U.S. traffic deaths jumped in early 2022 to hit a 20-year high, federal transportation officials announced Wednesday.
More than 9,500 people were killed in traffic crashes within the first three months of the year, early estimates from the National Highway Traffic Safety Administration showed. The figure represents the highest number of first-quarter fatalities since 2002, the NHTSA said.
The death toll also represents an increase of about 7% compared with the 8,935 fatalities estimated for the same quarter in 2021.
While fatalities jumped nationwide, 19 states and Puerto Rico saw traffic deaths decline during the first quarter of 2022, the NHTSA said.
“The overall numbers are still moving in the wrong direction. Now is the time for all states to double down on traffic safety," NHTSA Administrator Steven Cliff said in a statement.

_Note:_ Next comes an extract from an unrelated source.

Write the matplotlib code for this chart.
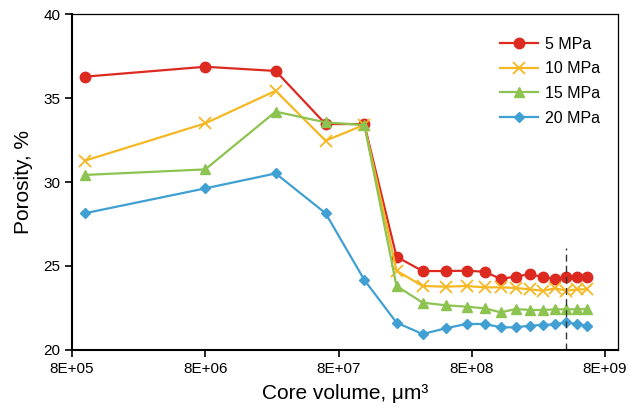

The findings come just months after the NHTSA released its estimate of traffic fatalities for all of 2021, projecting the highest number of fatalities since 2005 and the largest annual percentage increase in the Fatality Analysis Reporting System’s history.
According to the NHTSA, an estimated 42,915 people died in motor vehicle crashes last year, representing a 10.5% increase from the 38,824 fatalities in 2020.
"Behind each of these numbers is a life tragically lost, and a family left behind," the administration said in a release announcing the 2021 figure back in May.
At the time, U.S. Transportation Secretary Pete Buttigieg said the deaths represented a "crisis on America's roadways that we must address together."
The Department of Transportation has announced a number of initiatives to curb the trend.
Public health experts have suggested that the sudden rise in deaths on U.S. roads appeared to be linked to the Covid pandemic, which left millions of people feeling isolated and stressed out.
“While there is no one causative factor, the reckless behavior is likely the confluence of increased drug and alcohol use, lack of safety constraints (like seat belts and texting), and greater opportunities for speeding and reckless driving given still fewer cars on the road, which is linked to feelings of liberation,” Karl Minges, interim dean at the University of New Haven’s School of Health Sciences, said last October.